Chromate is probably the single most effective corrosion inhibitor available. In use for many years, chromate is an anodic inhibitor, which forms a highly passive film of ferric and chromic oxides on metal surfaces.

Specifically, in cooling systems operated in the pH range of 6.5-8.0, the reaction of chromate with ferrous ion is sometimes formulated by combining two half-reactions as follows:

OH- + Fe(OH)₂——————> Fe(OH)₃ + e-3e- + CrO4^-2 + 4H₂O ——————> Cr(OH)₃ + 5OH-CrO₄ ^2- + 3Fe(OH)₂ + 4H₂O ————> Cr(OH)₃ + 3Fe(OH)₃ + 20H-

The two hydrous oxides formed subsequently dehydrate to a mixture of Cr₂03 and Fe203, which is said to constitute a protective film of oxides over anodic sites on the surface of the metal. To a lesser extent, chromates can also prevent cathodic depolarization by adsorption of the chromate on the cathodic surface, thereby preventing the diffusion of dissolved oxygen.

Historically, chromate was initially used in cooling systems at a system pH of 6.0-7.0. At these control parameters, the potential for calcium carbonate precipitation is minimized and corrosion protection afforded by chromate maximized. The primary problem encountered with this treatment approach centers around chromate's toxicity and its environmental impact when discharged into nature's waters. However, initial attempts to simply lower the chromate concentration below 200 ppm resulted in a corrosive pitting attack on the metal surface. It was found that if chromate were combined with other inhibitors, particularly cathodic types (e.g. zinc and phosphate), the chromate level could be reduced to 20-30 ppm Cr04 with better results than obtained at 200-300 ppm Cr04 used alone. An additional advantage of these synergized chromate treatments is the margin of safety provided against pitting attack should the chromate be momentarily underfed. Chromate/zinc treatments will be discussed further in this section.

Even though chromate treatment programs are used less frequently today, there are still cooling systems where their use is applicable and auxiliary chromate destruct equipment can be used, if necessary, to ensure compliance with discharge regulations.
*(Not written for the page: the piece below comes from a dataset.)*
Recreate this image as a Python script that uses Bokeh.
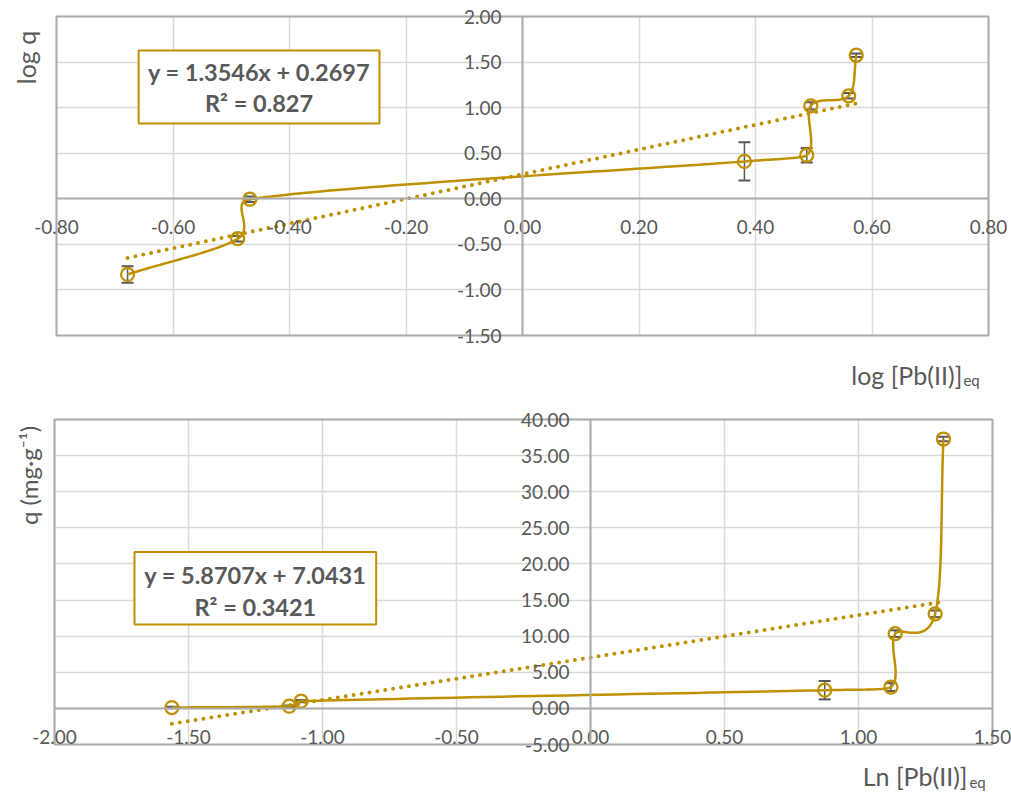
import math
import numpy as np
from bokeh.plotting import figure
from bokeh.layouts import column
from bokeh.models import (Range1d, FixedTicker, NumeralTickFormatter, ColumnDataSource,
                          Whisker, TeeHead, BoxAnnotation, Label)
from bokeh.embed import file_html
from bokeh.resources import INLINE

# ---- Freundlich-style plot: log q vs log [Pb(II)]eq ----
log_c = [-0.678, -0.489, -0.468, 0.381, 0.488, 0.495, 0.560, 0.573]
log_q = [-0.830, -0.438, -0.005, 0.410, 0.478, 1.020, 1.130, 1.575]
log_q_err = [0.09, 0.03, 0.03, 0.21, 0.08, 0.04, 0.03, 0.02]
log_slope, log_intercept, log_r2 = 1.3546, 0.2697, "0.827"
top_x_ticks = [-0.8, -0.6, -0.4, -0.2, 0.0, 0.2, 0.4, 0.6, 0.8]
top_y_ticks = [-1.5, -1.0, -0.5, 0.0, 0.5, 1.0, 1.5, 2.0]

# ---- Temkin-style plot: q vs Ln [Pb(II)]eq ----
ln_c = [-1.562, -1.124, -1.080, 0.874, 1.121, 1.137, 1.286, 1.317]
q = [0.12, 0.30, 1.00, 2.52, 2.95, 10.35, 13.10, 37.30]
q_err = [0.10, 0.10, 0.15, 1.27, 0.55, 0.46, 0.46, 0.32]
ln_slope, ln_intercept, ln_r2 = 5.8707, 7.0431, "0.3421"
bot_x_ticks = [-2.0, -1.5, -1.0, -0.5, 0.0, 0.5, 1.0, 1.5]
bot_y_ticks = [-5, 0, 5, 10, 15, 20, 25, 30, 35, 40]

GOLD = "#BF9000"
TEXT = "#595959"
GRID = "#D9D9D9"
AXIS = "#ABABAB"
FONT = "Lato"


def bezier_controls(p0, p1, p2, p3):
    """Control points of a smoothed-line segment p1 -> p2 (tangents capped
    at half the segment length so short hops do not overshoot)."""
    d02 = np.linalg.norm(p2 - p0)
    d12 = np.linalg.norm(p2 - p1)
    d13 = np.linalg.norm(p3 - p1)
    if d12 == 0:
        return p1, p2
    if d02 / 6 < d12 / 2 and d13 / 6 < d12 / 2:
        f0 = 1 / 6 if np.any(p0 != p1) else 1 / 3
        f1 = 1 / 6 if np.any(p2 != p3) else 1 / 3
        return p1 + (p2 - p0) * f0, p2 - (p3 - p1) * f1
    if d02 / 6 >= d12 / 2 and d13 / 6 >= d12 / 2:
        return p1 + (p2 - p0) * d12 / 2 / d02, p2 - (p3 - p1) * d12 / 2 / d13
    if d02 / 6 >= d12 / 2:
        return p1 + (p2 - p0) * d12 / 2 / d02, p2 - (p3 - p1) * d12 / 2 / d02
    return p1 + (p2 - p0) * d12 / 2 / d13, p2 - (p3 - p1) / 6


def smooth_curve(xs, ys, sx, sy, steps=40):
    """Smoothed polyline through the points, built in screen proportions."""
    P = np.column_stack([np.asarray(xs, float) * sx, np.asarray(ys, float) * sy])
    n = len(P)
    out = []
    for i in range(n - 1):
        p0 = P[i - 1] if i > 0 else P[i]
        p1, p2 = P[i], P[i + 1]
        p3 = P[i + 2] if i + 2 < n else P[i + 1]
        c1, c2 = bezier_controls(p0, p1, p2, p3)
        t = np.linspace(0, 1, steps)[:, None]
        seg = (1 - t) ** 3 * p1 + 3 * (1 - t) ** 2 * t * c1 + 3 * (1 - t) * t ** 2 * c2 + t ** 3 * p2
        out.append(seg if i == 0 else seg[1:])
    pts = np.vstack(out)
    return pts[:, 0] / sx, pts[:, 1] / sy


def make_panel(xv, yv, err, slope, intercept, xr, yr, xticks, yticks,
               width, height, area_left, area_top, area_w, area_h, x_standoff):
    # the frame spans the whole canvas; the plot area is a sub-box of it
    sx = area_w / (xr[1] - xr[0])
    sy = area_h / (yr[1] - yr[0])
    x_range = Range1d(xr[0] - area_left / sx, xr[1] + (width - area_left - area_w) / sx)
    y_range = Range1d(yr[0] - (height - area_top - area_h) / sy, yr[1] + area_top / sy)
    p = figure(width=width, height=height, x_range=x_range, y_range=y_range,
               output_backend="svg", toolbar_location=None,
               min_border_left=0, min_border_right=0, min_border_top=0, min_border_bottom=0)
    p.background_fill_color = "white"
    p.border_fill_color = "white"
    p.outline_line_color = None

    p.xgrid.ticker = FixedTicker(ticks=xticks)
    p.ygrid.ticker = FixedTicker(ticks=yticks)
    p.xgrid.cross_bounds = yr
    p.ygrid.cross_bounds = xr
    for g in (p.xgrid, p.ygrid):
        g.grid_line_color = GRID
        g.grid_line_width = 1.5

    # plot-area border
    p.add_layout(BoxAnnotation(left=xr[0], right=xr[1], bottom=yr[0], top=yr[1],
                               fill_alpha=0, line_color=AXIS, line_alpha=1.0,
                               line_width=2, level="underlay"))

    for ax, ticks, bnds in ((p.xaxis, xticks, xr), (p.yaxis, yticks, yr)):
        ax.ticker = FixedTicker(ticks=ticks)
        ax.formatter = NumeralTickFormatter(format="0.00")
        ax.bounds = bnds
        ax.major_tick_line_color = None
        ax.minor_tick_line_color = None
        ax.major_tick_out = 0
        ax.major_tick_in = 0
        ax.axis_line_color = AXIS
        ax.axis_line_width = 2
        ax.major_label_text_font = FONT
        ax.major_label_text_font_size = "19px"
        ax.major_label_text_color = TEXT
        ax.fixed_location = 0
    p.xaxis.major_label_standoff = x_standoff
    p.yaxis.major_label_standoff = 21

    # linear trendline over the data extent
    tx = [min(xv), max(xv)]
    ty = [slope * x + intercept for x in tx]
    p.line(tx, ty, line_color=GOLD, line_width=4, line_dash="0 8", line_cap="round")

    # error bars
    src = ColumnDataSource(data=dict(x=xv, lower=[y - e for y, e in zip(yv, err)],
                                     upper=[y + e for y, e in zip(yv, err)]))
    p.add_layout(Whisker(base="x", lower="lower", upper="upper", source=src, dimension="height",
                         line_color=TEXT, line_width=1.5,
                         upper_head=TeeHead(size=12, line_color=TEXT, line_width=2),
                         lower_head=TeeHead(size=12, line_color=TEXT, line_width=2)))

    # smoothed series line and open circle markers
    cx, cy = smooth_curve(xv, yv, sx, sy)
    p.line(cx, cy, line_color=GOLD, line_width=2.5)
    p.scatter(xv, yv, size=13, fill_color=None, line_color=GOLD, line_width=2.25)
    return p


top = make_panel(log_c, log_q, log_q_err, log_slope, log_intercept,
                 (-0.8, 0.8), (-1.5, 2.0), top_x_ticks, top_y_ticks,
                 1011, 400, 56, 16, 932, 319, 21)
bot = make_panel(ln_c, q, q_err, ln_slope, ln_intercept,
                 (-2.0, 1.5), (-5.0, 40.0), bot_x_ticks, bot_y_ticks,
                 1011, 392, 54, 19, 938, 325, 22)


def equation_box(p, left, right, btm, tp, slope, intercept, r2, y1, y2):
    p.add_layout(BoxAnnotation(left=left, right=right, bottom=btm, top=tp,
                               fill_color="white", fill_alpha=1.0,
                               line_color=GOLD, line_alpha=1.0, line_width=2, level="annotation"))
    xc = (left + right) / 2
    for txt, yy in ((f"y = {slope:.4f}x + {intercept:.4f}", y1), (f"R² = {r2}", y2)):
        p.add_layout(Label(x=xc, y=yy, text=txt, text_align="center", text_baseline="middle",
                           text_font=FONT, text_font_style="bold", text_font_size="23.5px",
                           text_color=TEXT))


def title_text(p, x, y, txt, size, align="center", baseline="middle", angle=0.0):
    p.add_layout(Label(x=x, y=y, text=txt, text_align=align, text_baseline=baseline,
                       angle=angle, text_font=FONT, text_font_size=size, text_color=TEXT))


equation_box(top, -0.659, -0.2455, 0.827, 1.627, log_slope, log_intercept, log_r2, 1.386, 1.046)
equation_box(bot, -1.7015, -0.7996, 11.60, 21.65, ln_slope, ln_intercept, ln_r2, 18.42, 13.99)

title_text(top, -0.853, 1.55, "log q", "25px", angle=math.pi / 2)
title_text(top, 0.755, -1.935, "log [Pb(II)]", "25px", align="right", baseline="alphabetic")
title_text(top, 0.757, -1.985, "eq", "15px", align="left", baseline="alphabetic")

title_text(bot, -2.097, 32.25, "q (mg·g⁻¹)", "24px", angle=math.pi / 2)
title_text(bot, 1.4067, -9.35, "Ln [Pb(II)]", "25px", align="right", baseline="alphabetic")
title_text(bot, 1.414, -10.15, "eq", "15px", align="left", baseline="alphabetic")

layout = column(top, bot, spacing=0)
open("out.html", "w").write(file_html(layout, INLINE))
As was stated, the anodic passivation that chromate provides is excellent and is the standard to which all other anodic inhibitors are compared. However, chloride ions, and to a lesser extent sulfate ions, are capable of penetrating the passive film set up by chromate to form active anodic sites. For this reason, it is necessary to increase chromate concentrations with increasing concentrations of these aggressive ions. In such chromate deficient areas as under deposits or in crevices, there is a propensity for accelerated attack.

In general, the hexavalent form of chromate used for corrosion control in industrial cooling water systems does not in itself pose a potential for deposit formation. However, in the presence of oils, greases, H₂S and other reducing agents, chromates can be reduced to the trivalent form, a state that is not only ineffective for corrosion inhibition but also forms deposits in the system.